Locating and clamping of complex geometry workpieces with skewed holes in multiple-constraint conditions

The purpose of this paper is to propose a general model for locating and clamping workpieces of complex geometry with two skewed holes under multiple constraints.

Numerous constraints related to application of the proposed model are discussed as prerequisite to design of fixture solution. Based on theoretical model, a fixture was designed and successfully tested in experimental investigation. Experimental results were also verified using FEM simulations.

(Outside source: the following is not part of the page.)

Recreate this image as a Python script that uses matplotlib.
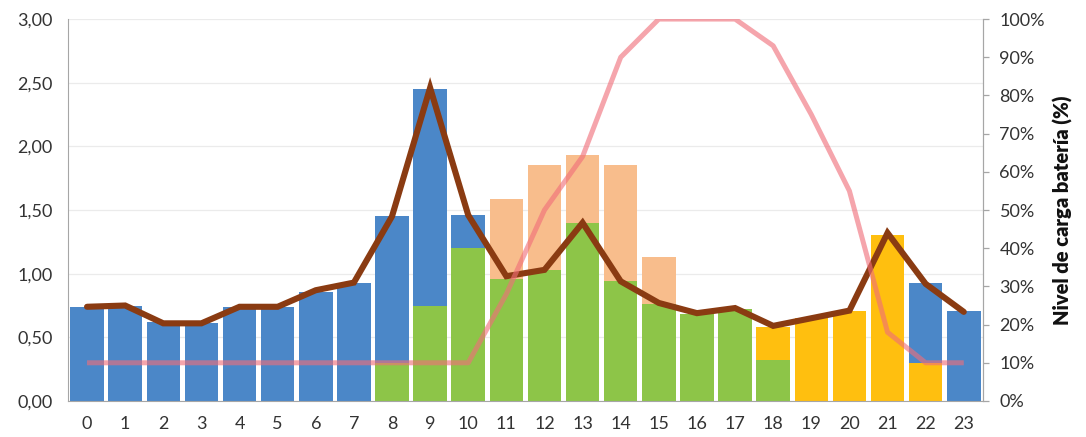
import matplotlib
matplotlib.use('Agg')
import matplotlib.pyplot as plt
from matplotlib.ticker import FuncFormatter, MultipleLocator

plt.rcParams['font.family'] = ['Lato', 'DejaVu Sans']

# ── datos (kWh por hora y nivel de batería) ──
hours = list(range(24))
solar_direct = [0, 0, 0, 0, 0, 0, 0, 0, 0.30, 0.75, 1.20, 0.96, 1.03, 1.40, 0.94, 0.76,
                0.68, 0.72, 0.32, 0, 0, 0, 0, 0]
battery_out = [0] * 18 + [0.26, 0.65, 0.71, 1.30, 0.30, 0]
grid = [0.74, 0.75, 0.62, 0.61, 0.74, 0.74, 0.86, 0.93, 1.15, 1.70, 0.26, 0, 0, 0, 0, 0,
        0, 0, 0, 0, 0, 0, 0.63, 0.71]
surplus = [0] * 11 + [0.63, 0.82, 0.53, 0.91, 0.37] + [0] * 8
consumption = [0.74, 0.75, 0.61, 0.61, 0.74, 0.74, 0.87, 0.93, 1.45, 2.46, 1.46, 0.98,
               1.03, 1.40, 0.94, 0.77, 0.69, 0.73, 0.59, 0.65, 0.71, 1.32, 0.92, 0.70]
battery_pct = [10] * 11 + [28, 50, 64, 90, 100, 100, 100, 93, 75, 55, 18, 10, 10]

C_GREEN = '#8dc548'
C_YELLOW = '#ffbf0f'
C_BLUE = '#4b87c8'
C_ORANGE = '#f8bd8c'
C_BROWN = '#8a3b12'
C_PINK = '#f06e79'
C_AXIS = '#a6a6a6'

fig = plt.figure(figsize=(10.86, 4.37), dpi=100)
ax = fig.add_axes([0.0626, 0.0824, 0.8424, 0.874])
ax2 = ax.twinx()

W = 0.88
bottom = [0] * 24
for vals, col in [(solar_direct, C_GREEN), (battery_out, C_YELLOW),
                  (grid, C_BLUE), (surplus, C_ORANGE)]:
    ax.bar(hours, vals, width=W, bottom=bottom, color=col, zorder=2, linewidth=0)
    bottom = [b + v for b, v in zip(bottom, vals)]

ax.plot(hours, consumption, color=C_BROWN, lw=4.4, zorder=4,
        solid_joinstyle='miter', solid_capstyle='round')
ax2.plot(hours, battery_pct, color=C_PINK, lw=3.6, alpha=0.62, zorder=5,
         solid_joinstyle='round', solid_capstyle='butt')

ax.set_xlim(-0.5, 23.5)
ax.set_ylim(0, 3)
ax2.set_ylim(0, 100)
ax.yaxis.set_major_locator(MultipleLocator(0.5))
ax.yaxis.set_major_formatter(FuncFormatter(lambda v, p: f'{v:.2f}'.replace('.', ',')))
ax2.yaxis.set_major_locator(MultipleLocator(10))
ax2.yaxis.set_major_formatter(FuncFormatter(lambda v, p: f'{v:.0f}%'))
ax.set_xticks(hours)

ax.grid(axis='y', color='#ebebeb', lw=0.9, zorder=0)
ax.set_axisbelow(True)

for a in (ax, ax2):
    a.spines['top'].set_visible(False)
    a.spines['left'].set_color(C_AXIS)
    a.spines['bottom'].set_color(C_AXIS)
    a.spines['right'].set_color(C_AXIS)
ax2.spines['left'].set_visible(False)
ax2.spines['bottom'].set_visible(False)

ax.tick_params(axis='y', length=0, pad=11, labelsize=13, labelcolor='#333333')
ax.tick_params(axis='x', length=0, pad=11, labelsize=13, labelcolor='#333333')
ax2.tick_params(axis='y', length=4, width=0.9, color=C_AXIS, pad=8, labelsize=13,
                labelcolor='#333333')

ax2.set_ylabel('Nivel de carga batería (%)', fontsize=14.5, fontweight='heavy',
               color='#111111', labelpad=6)

fig.savefig('out.png', dpi=100, facecolor='white')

This study showed that, opposed to conventional approach, novel solution results in significantly smaller fixture dimensions, while providing greater stability. Insertion of mandrels and supports element sub-assemblies into the workpiece holes significantly increases workpiece stiffness through an increased moment of inertia, while the internal support elements largely diminish the problem of thin wall deformation in the workpiece.

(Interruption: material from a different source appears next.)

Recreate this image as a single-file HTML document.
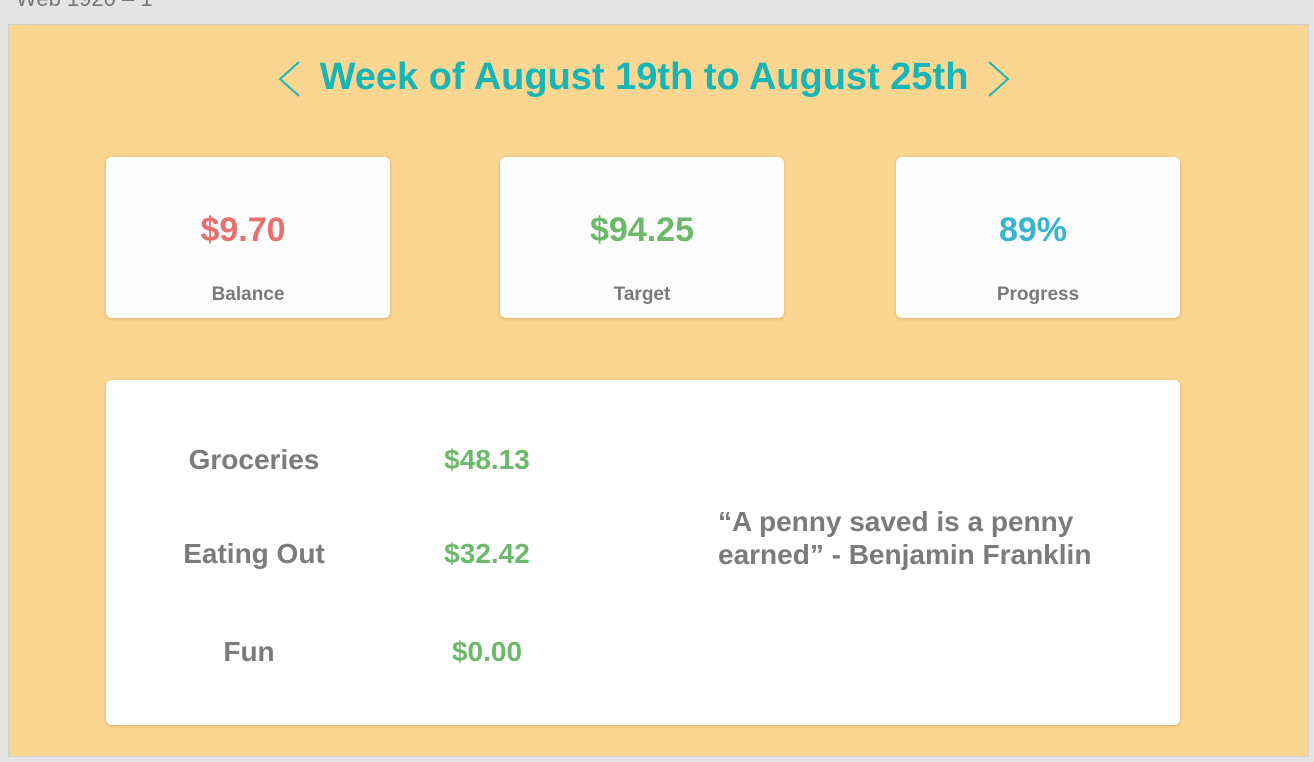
<!DOCTYPE html>
<html><head><meta charset="utf-8"><style>
body{margin:0;width:1314px;height:762px;background:#e4e4e4;font-family:"Liberation Sans",sans-serif;position:relative;overflow:hidden}
.t{position:absolute;white-space:nowrap;font-weight:bold}
#frame{position:absolute;left:8px;top:24px;width:1299px;height:731px;background:#fbd691;border:1px solid #cfcfcf}
.card{position:absolute;background:#fdfdfd;border-radius:6px;box-shadow:0 1px 3px rgba(170,130,60,.45)}
.val{position:absolute;left:0;right:0;text-align:center;font-weight:bold;font-size:34px;top:54px}
.lab{position:absolute;left:0;right:0;text-align:center;font-weight:bold;font-size:19px;color:#7a7a7a;top:127px}
.r{position:absolute;font-weight:bold;font-size:28px;color:#7b7b7b;text-align:center;width:300px;margin-left:-150px}
.g{color:#6cb96a}
</style></head><body>
<div class="t" style="left:16px;top:-14px;font-size:22px;color:#777;font-weight:normal">Web 1920 – 1</div>
<div id="frame">
<svg style="position:absolute;left:268px;top:35px" width="26" height="38"><polyline points="22,2 3,19 22,36" fill="none" stroke="#17b5b5" stroke-width="2"/></svg>
<div class="t" style="left:0;width:1270px;text-align:center;top:31px;font-size:38px;color:#17b5b5">Week of August 19th to August 25th</div>
<svg style="position:absolute;left:976px;top:35px" width="26" height="38"><polyline points="4,2 23,19 4,36" fill="none" stroke="#17b5b5" stroke-width="2"/></svg>
<div class="card" style="left:97px;top:132px;width:284px;height:161px"><div class="val" style="color:#ea6f6f;margin-left:-10px">$9.70</div><div class="lab">Balance</div></div>
<div class="card" style="left:491px;top:132px;width:284px;height:161px"><div class="val" style="color:#6cb96a">$94.25</div><div class="lab">Target</div></div>
<div class="card" style="left:887px;top:132px;width:284px;height:161px"><div class="val" style="color:#39b3d2;margin-left:-10px">89%</div><div class="lab">Progress</div></div>
<div class="card" style="left:97px;top:355px;width:1074px;height:345px;background:#fff">
<div class="r" style="left:148px;top:64px">Groceries</div>
<div class="r g" style="left:381px;top:64px">$48.13</div>
<div class="r" style="left:148px;top:158px">Eating Out</div>
<div class="r g" style="left:381px;top:158px">$32.42</div>
<div class="r" style="left:143px;top:256px">Fun</div>
<div class="r g" style="left:381px;top:256px">$0.00</div>
<div class="t" style="left:612px;top:125px;font-size:28px;color:#7b7b7b;line-height:33px">“A penny saved is a penny<br>earned” - Benjamin Franklin</div>
</div>
</div>
</body></html>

The fixture designed in this case was actually used in industrial application to accommodate a thin-walled casting of gearbox housing, where it proved to be a very stable framework. It can be used in industry without any major readjustments.

According to available literature, this work is the first successful implementation of a fixture solution in which the problem of multiple constraints is solved by attaching centering elements, support sub-assemblies, and other fixture elements to the internal workpiece walls, and then locating them in the second part of the fixture.